Saturday, April 02, 2016

Man And Superman-Woody Allen’s Irrational Man


Man And Superman-Woody Allen’s Irrational Man

 
 
 
 
 
DVD Review

By Sam Lowell

Irrational Man, starring Joaquin Phoenix, Emily Stone, written and  directed by Woody Allen, 2015

Well Woody Allen is up to his old existential man tricks again, (and again and again) with his latest well what will we call it-philosophical drama, mystery drama, semi-romantic, semi-black comedy under review here, Irrational Man. Once again the madman actor/director/writer goes down into the mud to try to figure out what makes modern humankind tick. What is the meaning of life in a world beyond our control that has dogged old Woody since he started making films. They could be as high art as Annie Hall or Manhattan or somewhere in the middle like this one but Woody is always trying to pose some great question of existence when he puts his mind to a script. A lot of this film is rehash of earlier material but all lot is a different not quite serio-comic take on one modern man’s attempts to live in the modern world- and fail.      

So take one Abe Lucas (played by Joaquin Phoenix last seen in this space as a drug-strung out Johnny Cash hounding Reese Witherspoon as June Carter for her hand in marriage), well-travelled, well-worn and well world-wearied college professor, a philosophy professor of course, a rock star in his profession and not some lowly adjunct being paid per course (although off of his teaching technique and style in the film maybe he should have been in that latter category) who as part of his never-ending mid-life existential crisis number 27 is slumming teaching at a small elite college in Rhode Island for the summer(Brown one would guess although the locale given was Newport so go figure except the occasional ocean scenes are spectacular). He carries his existential angst baggage with him of course.

That baggage entails a weariness with life, that middle age life problem everybody faces dressed up as angst, alienation, ennui and, hell, why not throw in hubris (or the film’s background music all instrumental to set the tone). Along the way we get a tour of the various currents in 19th and 20th century philosophy especially the Sartre-de Beauvoir-driven existentialism popular in Europe in the post-World War II period. Old Abe is bored, frustrated, blocked and temporally sexually impotent (with emphasis on the temporary). So naturally a good-looking philosophy professor with rock star quality is irresistibly attractive first to a fellow female professor and the big prize of every male college professor’s sexual fantasy dream, that budding co-ed who is ready willing and able to jump into bed with him, Jill, played by fetching Emma Stone.

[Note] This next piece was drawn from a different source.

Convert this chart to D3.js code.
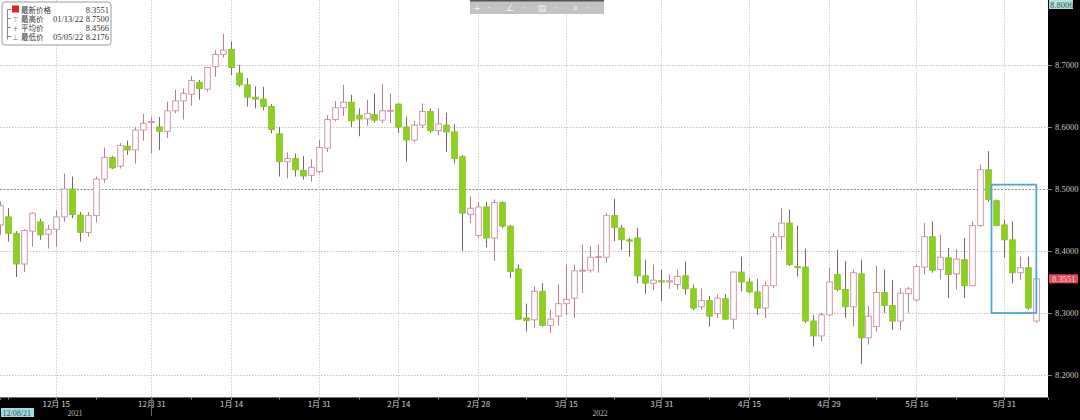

That part is straight up college romance stuff and not enough these days to get anything but a yawn (or a review before the faculty board for corrupting the morals of the youth, the female youth and therefore a violation against the unwritten law of intergenerational sex). What jumps this one up after the long sexual foreplay before Abe and Jill hit the sheets is that Abe has an epiphany- gets religion at the local diner after overhearing some poor bedraggled woman speaking about how she is getting screwed over by the justice system in her divorce by a corrupt judge friendly to her husband’s case. That overheard conversation gets Abe’s juices flowing (literally as he jumps in the hay with that smitten fellow professor who had been trying to jump his bones during his temporary impotency). He decides to be not merely man but superman, decides to play God and change that woman’s fate-for the better of course. Kill the judge and end the misery.        

 And old Abe does so with poison after stalking the judge. Of course Jill who overheard that same diner conversation was shocked when she heard that the judge had died unexpectedly of what at first was called a heart attack then murder, murder most foul, murder by poison. Then as always the pieces started falling together. As always as well crime doesn’t pay, the criminal must pay the cinematic price for his foul deed, and Jill finally figures that Abe did that misbegotten judge in. She, middle class and conventional at heart, had no truck with some Nietzsche-crazed idea and tells Abe to turn himself in, or else. The “or else” is what Abe opted for trying to kill dear Jill in an elevator mishap. But rough justice will out in the end in this wicked old world sometimes and in the scuffle to throw Jill down the waiting elevator shaft Abe took the fall from Eden. And Jill, well, Jill is wiser for the experience. Enough of irrational supermen for her. Yeah, Woody was up to his old tricks- again.